— Stated goal —
No pictures go into the copy. Write out exactly the lines below from the one containing "Recreate this image" through the one containing "F_bmal_err = [0.26, 0.15, 0.17]".

— Data for this task —
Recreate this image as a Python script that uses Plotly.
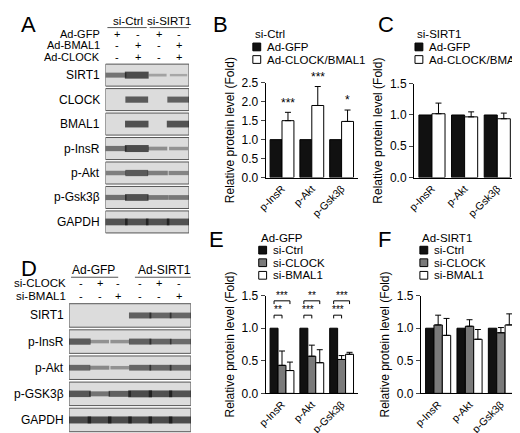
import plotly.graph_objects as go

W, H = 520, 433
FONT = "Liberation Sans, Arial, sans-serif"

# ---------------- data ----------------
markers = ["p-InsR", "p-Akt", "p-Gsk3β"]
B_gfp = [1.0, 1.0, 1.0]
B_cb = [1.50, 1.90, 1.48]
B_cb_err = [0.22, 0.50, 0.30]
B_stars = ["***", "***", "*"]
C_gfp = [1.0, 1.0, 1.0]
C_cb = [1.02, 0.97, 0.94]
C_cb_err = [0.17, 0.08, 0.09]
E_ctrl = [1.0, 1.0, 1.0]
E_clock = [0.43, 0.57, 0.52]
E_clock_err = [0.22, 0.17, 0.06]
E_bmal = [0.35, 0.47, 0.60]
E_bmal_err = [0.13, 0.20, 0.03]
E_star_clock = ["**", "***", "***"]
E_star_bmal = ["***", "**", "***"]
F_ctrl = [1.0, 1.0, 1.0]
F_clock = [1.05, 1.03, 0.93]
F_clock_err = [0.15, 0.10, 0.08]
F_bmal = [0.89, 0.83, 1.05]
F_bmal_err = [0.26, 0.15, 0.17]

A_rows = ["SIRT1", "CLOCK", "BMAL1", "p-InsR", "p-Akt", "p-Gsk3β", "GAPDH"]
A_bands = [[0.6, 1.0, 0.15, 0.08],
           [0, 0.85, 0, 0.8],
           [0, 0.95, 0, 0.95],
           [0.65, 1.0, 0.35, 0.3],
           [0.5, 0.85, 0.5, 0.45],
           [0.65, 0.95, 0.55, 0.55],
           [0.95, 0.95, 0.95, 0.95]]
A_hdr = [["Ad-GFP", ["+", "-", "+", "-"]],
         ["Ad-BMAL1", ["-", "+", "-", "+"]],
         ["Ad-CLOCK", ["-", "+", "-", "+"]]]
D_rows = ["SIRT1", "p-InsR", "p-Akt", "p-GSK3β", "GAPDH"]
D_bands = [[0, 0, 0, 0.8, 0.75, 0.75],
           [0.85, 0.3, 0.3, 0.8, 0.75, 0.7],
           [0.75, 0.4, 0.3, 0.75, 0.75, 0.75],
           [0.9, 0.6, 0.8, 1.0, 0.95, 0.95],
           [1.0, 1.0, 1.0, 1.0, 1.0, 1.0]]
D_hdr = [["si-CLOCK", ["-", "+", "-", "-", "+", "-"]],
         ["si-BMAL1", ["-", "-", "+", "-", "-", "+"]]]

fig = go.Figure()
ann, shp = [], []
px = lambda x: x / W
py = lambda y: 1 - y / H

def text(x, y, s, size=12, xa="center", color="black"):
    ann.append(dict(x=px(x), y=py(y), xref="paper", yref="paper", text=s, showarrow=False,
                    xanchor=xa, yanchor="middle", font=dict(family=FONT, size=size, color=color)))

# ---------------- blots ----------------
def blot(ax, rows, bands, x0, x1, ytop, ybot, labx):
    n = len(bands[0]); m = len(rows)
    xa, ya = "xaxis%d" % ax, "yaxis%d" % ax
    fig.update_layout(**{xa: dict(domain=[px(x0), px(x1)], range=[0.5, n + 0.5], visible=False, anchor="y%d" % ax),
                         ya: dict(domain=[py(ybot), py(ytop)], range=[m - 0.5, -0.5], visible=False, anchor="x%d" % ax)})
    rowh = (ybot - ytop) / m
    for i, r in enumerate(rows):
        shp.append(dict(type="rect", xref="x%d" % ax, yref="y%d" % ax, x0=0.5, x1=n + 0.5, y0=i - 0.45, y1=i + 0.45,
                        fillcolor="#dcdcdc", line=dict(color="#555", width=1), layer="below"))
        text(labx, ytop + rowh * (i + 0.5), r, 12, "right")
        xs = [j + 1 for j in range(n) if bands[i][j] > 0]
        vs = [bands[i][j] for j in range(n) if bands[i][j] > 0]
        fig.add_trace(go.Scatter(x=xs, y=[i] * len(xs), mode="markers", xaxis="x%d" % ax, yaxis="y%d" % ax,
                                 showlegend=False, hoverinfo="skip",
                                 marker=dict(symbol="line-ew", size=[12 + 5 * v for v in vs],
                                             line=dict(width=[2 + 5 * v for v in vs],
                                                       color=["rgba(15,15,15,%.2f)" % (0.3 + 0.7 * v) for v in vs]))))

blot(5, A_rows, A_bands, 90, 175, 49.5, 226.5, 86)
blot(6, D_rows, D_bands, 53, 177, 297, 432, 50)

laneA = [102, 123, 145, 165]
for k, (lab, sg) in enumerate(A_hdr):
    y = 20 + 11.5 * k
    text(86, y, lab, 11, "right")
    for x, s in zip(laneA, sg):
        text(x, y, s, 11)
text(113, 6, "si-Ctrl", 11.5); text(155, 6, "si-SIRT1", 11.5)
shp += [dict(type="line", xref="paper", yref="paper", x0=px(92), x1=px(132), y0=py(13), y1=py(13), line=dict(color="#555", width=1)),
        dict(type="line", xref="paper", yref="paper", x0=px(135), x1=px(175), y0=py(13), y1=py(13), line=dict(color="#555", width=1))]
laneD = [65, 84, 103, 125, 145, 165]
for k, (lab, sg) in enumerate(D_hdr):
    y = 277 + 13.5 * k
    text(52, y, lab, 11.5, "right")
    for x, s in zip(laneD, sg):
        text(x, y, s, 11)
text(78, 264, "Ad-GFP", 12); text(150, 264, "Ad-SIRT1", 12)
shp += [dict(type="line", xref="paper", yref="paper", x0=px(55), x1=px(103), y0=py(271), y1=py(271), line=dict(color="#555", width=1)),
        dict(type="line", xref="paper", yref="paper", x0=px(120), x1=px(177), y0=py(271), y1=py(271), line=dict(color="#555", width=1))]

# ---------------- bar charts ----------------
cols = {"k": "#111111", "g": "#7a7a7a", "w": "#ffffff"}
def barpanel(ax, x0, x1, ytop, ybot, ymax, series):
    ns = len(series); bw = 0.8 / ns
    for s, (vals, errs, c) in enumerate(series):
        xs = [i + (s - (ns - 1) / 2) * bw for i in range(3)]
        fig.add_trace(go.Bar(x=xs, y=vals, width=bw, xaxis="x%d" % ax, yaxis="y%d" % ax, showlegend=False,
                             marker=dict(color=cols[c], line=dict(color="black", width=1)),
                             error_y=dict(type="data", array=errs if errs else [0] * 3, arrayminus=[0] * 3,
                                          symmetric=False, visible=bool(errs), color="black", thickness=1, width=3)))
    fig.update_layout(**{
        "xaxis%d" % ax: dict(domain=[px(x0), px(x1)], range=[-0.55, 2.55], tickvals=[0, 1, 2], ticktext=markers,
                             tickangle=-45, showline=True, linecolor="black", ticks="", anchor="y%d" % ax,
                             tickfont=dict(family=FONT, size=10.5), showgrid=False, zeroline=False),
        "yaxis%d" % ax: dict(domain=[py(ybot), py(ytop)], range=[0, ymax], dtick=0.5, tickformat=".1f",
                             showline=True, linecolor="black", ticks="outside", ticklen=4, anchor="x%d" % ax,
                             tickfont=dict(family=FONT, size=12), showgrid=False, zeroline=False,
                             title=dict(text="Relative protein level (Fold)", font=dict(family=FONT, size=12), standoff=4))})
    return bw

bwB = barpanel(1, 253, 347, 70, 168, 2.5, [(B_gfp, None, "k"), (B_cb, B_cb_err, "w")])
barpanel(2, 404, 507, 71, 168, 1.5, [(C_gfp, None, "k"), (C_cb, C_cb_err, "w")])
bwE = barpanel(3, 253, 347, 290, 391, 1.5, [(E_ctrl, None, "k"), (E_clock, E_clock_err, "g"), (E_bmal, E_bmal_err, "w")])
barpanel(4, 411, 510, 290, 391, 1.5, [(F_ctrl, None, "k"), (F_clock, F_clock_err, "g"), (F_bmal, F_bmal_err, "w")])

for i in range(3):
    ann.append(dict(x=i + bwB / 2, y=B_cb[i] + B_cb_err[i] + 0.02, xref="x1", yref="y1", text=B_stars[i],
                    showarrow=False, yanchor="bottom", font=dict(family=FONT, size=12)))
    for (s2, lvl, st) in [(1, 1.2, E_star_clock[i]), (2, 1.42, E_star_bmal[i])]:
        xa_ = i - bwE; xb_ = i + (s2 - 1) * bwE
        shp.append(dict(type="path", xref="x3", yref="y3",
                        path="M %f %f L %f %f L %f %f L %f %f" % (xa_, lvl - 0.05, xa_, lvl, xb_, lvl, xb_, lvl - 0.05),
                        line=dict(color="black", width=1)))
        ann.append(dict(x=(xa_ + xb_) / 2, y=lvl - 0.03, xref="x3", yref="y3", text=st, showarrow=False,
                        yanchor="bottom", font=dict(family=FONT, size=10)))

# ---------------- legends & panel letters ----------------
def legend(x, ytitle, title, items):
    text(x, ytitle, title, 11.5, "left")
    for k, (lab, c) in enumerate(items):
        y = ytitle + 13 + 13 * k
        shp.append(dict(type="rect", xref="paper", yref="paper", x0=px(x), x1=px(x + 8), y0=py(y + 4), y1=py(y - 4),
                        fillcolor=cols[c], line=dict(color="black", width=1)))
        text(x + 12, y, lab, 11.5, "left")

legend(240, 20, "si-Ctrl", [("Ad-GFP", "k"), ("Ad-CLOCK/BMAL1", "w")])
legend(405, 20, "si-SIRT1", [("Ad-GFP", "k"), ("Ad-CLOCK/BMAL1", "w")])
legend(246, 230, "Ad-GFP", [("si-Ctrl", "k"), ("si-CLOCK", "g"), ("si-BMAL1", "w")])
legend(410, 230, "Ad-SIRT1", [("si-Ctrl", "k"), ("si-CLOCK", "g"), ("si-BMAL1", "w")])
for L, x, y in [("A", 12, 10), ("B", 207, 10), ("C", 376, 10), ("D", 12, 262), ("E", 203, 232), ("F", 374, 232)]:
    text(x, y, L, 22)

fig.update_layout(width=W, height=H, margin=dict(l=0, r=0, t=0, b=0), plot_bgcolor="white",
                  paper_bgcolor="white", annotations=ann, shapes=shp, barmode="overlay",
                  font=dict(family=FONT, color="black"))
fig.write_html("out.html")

--

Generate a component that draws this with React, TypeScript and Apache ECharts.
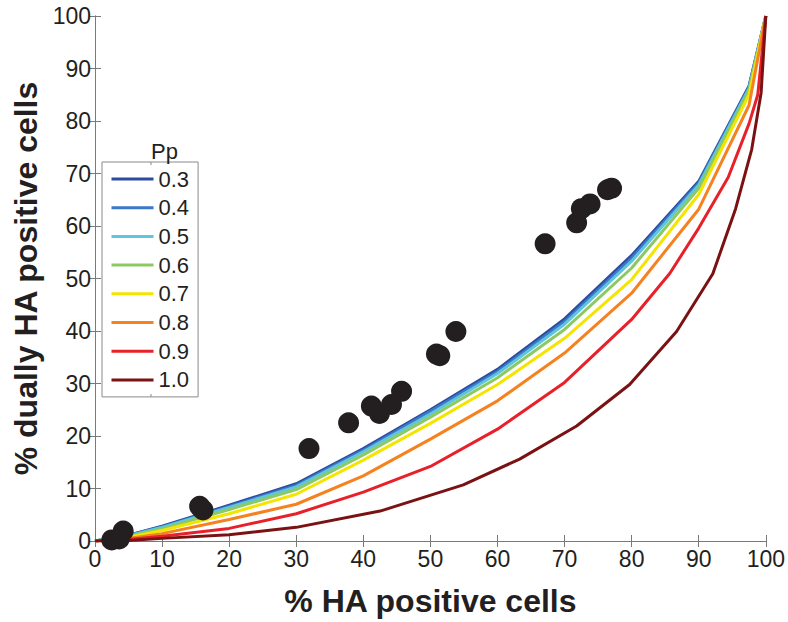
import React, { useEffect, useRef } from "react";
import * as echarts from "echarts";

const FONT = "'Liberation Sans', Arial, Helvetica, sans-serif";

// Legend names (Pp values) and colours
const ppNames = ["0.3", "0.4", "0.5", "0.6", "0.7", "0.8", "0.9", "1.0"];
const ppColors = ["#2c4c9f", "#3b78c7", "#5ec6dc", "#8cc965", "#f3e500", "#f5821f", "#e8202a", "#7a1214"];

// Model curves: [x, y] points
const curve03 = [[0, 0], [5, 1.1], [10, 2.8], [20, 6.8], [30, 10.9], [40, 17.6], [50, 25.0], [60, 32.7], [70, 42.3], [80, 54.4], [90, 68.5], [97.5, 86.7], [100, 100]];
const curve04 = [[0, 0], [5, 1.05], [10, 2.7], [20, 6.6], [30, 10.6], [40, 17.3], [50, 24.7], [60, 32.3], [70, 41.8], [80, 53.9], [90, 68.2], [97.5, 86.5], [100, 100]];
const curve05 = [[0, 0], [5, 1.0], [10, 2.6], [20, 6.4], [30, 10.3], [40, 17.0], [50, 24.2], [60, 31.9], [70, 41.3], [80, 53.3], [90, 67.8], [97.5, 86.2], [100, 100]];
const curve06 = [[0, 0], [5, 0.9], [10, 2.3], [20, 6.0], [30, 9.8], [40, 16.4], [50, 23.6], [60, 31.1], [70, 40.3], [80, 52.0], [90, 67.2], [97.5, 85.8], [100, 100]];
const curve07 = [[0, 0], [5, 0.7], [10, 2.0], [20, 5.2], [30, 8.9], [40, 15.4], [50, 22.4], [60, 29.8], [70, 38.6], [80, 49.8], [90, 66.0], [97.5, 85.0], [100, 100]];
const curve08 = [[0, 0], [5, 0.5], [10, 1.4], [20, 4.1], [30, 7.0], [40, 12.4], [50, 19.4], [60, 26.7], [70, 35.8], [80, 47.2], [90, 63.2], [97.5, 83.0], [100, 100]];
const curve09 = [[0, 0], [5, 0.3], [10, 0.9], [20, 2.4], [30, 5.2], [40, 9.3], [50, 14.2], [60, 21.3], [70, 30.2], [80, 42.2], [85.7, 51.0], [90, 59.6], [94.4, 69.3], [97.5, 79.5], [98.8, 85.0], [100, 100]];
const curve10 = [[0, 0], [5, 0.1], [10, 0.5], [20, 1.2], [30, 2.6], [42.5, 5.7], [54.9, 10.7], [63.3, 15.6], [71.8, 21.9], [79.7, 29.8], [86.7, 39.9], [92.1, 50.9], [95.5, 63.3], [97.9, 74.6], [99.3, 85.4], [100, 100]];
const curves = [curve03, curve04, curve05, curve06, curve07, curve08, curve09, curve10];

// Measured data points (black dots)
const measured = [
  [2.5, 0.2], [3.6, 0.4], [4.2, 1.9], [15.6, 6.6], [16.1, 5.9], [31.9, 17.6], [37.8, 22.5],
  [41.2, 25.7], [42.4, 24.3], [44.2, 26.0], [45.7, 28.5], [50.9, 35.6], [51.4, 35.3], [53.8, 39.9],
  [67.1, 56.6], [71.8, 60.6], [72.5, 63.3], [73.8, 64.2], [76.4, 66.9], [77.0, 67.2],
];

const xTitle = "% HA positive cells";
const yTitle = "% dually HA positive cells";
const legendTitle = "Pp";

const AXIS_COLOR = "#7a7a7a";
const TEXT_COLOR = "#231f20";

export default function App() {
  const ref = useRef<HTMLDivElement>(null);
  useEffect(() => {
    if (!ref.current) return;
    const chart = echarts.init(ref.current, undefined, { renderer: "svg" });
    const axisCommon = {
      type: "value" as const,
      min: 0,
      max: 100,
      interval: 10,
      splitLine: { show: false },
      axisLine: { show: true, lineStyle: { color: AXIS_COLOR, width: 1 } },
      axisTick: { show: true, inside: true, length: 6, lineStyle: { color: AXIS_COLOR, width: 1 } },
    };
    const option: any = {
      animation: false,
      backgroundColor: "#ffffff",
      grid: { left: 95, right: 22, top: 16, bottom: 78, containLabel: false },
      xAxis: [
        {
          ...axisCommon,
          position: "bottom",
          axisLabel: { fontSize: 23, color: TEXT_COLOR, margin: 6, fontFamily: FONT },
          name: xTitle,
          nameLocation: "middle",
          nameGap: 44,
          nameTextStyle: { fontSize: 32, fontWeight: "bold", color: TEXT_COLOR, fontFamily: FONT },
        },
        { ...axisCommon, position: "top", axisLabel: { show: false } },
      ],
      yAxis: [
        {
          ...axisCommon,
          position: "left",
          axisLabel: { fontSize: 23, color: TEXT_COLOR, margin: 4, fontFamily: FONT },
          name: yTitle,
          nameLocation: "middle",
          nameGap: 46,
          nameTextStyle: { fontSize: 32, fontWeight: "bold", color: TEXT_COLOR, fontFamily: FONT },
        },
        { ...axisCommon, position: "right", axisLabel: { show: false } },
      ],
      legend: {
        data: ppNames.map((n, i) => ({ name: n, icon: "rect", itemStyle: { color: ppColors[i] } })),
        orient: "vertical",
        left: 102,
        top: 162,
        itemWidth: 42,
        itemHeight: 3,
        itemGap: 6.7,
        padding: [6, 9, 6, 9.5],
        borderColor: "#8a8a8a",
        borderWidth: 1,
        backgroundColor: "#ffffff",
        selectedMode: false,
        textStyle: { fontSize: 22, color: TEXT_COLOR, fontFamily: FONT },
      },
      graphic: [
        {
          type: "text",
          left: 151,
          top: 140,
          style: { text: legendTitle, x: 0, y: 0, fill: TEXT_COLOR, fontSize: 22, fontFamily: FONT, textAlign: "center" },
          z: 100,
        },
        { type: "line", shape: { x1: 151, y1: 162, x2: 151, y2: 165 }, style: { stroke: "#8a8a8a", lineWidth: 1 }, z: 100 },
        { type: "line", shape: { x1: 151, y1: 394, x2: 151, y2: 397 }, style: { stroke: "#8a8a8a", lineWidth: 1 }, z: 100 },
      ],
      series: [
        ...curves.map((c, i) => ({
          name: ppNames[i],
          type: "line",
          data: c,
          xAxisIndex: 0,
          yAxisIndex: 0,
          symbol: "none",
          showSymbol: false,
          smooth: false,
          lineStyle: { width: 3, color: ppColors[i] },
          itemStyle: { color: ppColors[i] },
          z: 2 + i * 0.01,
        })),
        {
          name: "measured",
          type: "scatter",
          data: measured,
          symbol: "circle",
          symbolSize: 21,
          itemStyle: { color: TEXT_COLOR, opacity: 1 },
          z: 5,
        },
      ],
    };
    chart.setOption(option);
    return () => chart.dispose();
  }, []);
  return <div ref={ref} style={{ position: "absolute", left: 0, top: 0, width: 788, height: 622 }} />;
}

==

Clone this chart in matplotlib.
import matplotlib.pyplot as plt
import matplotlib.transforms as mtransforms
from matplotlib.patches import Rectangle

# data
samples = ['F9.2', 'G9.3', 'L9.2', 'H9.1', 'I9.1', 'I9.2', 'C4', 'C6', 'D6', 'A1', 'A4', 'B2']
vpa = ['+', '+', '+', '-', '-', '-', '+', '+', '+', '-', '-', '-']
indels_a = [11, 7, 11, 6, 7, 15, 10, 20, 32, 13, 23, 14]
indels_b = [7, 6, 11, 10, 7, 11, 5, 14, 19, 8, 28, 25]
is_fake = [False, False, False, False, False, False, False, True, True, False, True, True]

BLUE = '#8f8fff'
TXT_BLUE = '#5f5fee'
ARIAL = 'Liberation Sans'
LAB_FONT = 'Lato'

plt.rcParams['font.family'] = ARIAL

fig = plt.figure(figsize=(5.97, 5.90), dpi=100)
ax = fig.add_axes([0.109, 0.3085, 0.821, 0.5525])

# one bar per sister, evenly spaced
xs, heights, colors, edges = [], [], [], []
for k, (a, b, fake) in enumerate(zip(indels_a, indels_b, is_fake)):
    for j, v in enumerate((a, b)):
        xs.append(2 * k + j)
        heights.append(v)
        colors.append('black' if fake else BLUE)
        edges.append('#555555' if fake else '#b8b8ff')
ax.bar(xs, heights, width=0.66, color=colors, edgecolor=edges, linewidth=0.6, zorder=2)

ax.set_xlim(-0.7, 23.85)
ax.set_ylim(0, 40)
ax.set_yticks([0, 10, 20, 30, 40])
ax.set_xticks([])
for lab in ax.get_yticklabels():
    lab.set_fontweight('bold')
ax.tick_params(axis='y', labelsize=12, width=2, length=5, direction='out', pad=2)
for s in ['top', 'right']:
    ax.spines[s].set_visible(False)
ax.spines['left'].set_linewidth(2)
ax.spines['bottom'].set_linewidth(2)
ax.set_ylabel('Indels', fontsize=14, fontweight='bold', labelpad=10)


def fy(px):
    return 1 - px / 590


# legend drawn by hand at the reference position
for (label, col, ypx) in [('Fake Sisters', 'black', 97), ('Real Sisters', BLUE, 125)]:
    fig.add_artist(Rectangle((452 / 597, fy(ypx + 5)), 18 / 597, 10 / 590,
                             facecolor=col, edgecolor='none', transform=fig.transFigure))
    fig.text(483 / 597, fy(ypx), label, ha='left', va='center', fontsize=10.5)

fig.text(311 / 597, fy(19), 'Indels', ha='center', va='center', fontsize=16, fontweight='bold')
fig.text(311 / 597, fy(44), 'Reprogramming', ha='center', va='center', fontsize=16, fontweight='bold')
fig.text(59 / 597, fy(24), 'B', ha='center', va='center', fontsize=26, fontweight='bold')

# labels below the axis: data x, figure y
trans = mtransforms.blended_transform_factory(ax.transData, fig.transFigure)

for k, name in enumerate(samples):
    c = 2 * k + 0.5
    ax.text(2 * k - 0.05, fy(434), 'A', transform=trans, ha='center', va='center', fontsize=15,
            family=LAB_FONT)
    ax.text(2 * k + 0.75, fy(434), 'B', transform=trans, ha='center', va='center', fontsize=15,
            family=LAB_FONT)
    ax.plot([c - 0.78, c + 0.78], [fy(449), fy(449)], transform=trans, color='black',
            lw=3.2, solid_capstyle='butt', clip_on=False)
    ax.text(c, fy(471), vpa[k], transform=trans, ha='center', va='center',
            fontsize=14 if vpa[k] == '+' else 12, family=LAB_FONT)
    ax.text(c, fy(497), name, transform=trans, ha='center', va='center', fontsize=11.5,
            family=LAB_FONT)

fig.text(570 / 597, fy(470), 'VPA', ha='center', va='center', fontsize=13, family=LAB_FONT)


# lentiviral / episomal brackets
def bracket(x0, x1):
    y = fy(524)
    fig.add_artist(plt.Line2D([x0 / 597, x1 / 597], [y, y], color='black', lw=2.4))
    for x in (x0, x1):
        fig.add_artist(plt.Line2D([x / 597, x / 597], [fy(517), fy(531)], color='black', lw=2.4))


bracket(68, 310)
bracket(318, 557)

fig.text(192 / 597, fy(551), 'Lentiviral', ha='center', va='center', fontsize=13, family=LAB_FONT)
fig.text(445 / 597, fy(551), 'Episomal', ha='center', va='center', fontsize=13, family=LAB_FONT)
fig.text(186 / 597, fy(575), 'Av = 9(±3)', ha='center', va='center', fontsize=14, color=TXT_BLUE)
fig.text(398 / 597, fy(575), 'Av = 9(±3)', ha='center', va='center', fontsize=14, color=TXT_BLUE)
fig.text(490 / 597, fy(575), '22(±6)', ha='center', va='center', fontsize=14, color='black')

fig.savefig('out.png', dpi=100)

— Correct response —
Recreate this image as a Python script that uses Plotly.
import plotly.graph_objects as go

W, H = 520, 433
FONT = "Liberation Sans, Arial, sans-serif"

# ---------------- data ----------------
markers = ["p-InsR", "p-Akt", "p-Gsk3β"]
B_gfp = [1.0, 1.0, 1.0]
B_cb = [1.50, 1.90, 1.48]
B_cb_err = [0.22, 0.50, 0.30]
B_stars = ["***", "***", "*"]
C_gfp = [1.0, 1.0, 1.0]
C_cb = [1.02, 0.97, 0.94]
C_cb_err = [0.17, 0.08, 0.09]
E_ctrl = [1.0, 1.0, 1.0]
E_clock = [0.43, 0.57, 0.52]
E_clock_err = [0.22, 0.17, 0.06]
E_bmal = [0.35, 0.47, 0.60]
E_bmal_err = [0.13, 0.20, 0.03]
E_star_clock = ["**", "***", "***"]
E_star_bmal = ["***", "**", "***"]
F_ctrl = [1.0, 1.0, 1.0]
F_clock = [1.05, 1.03, 0.93]
F_clock_err = [0.15, 0.10, 0.08]
F_bmal = [0.89, 0.83, 1.05]
F_bmal_err = [0.26, 0.15, 0.17]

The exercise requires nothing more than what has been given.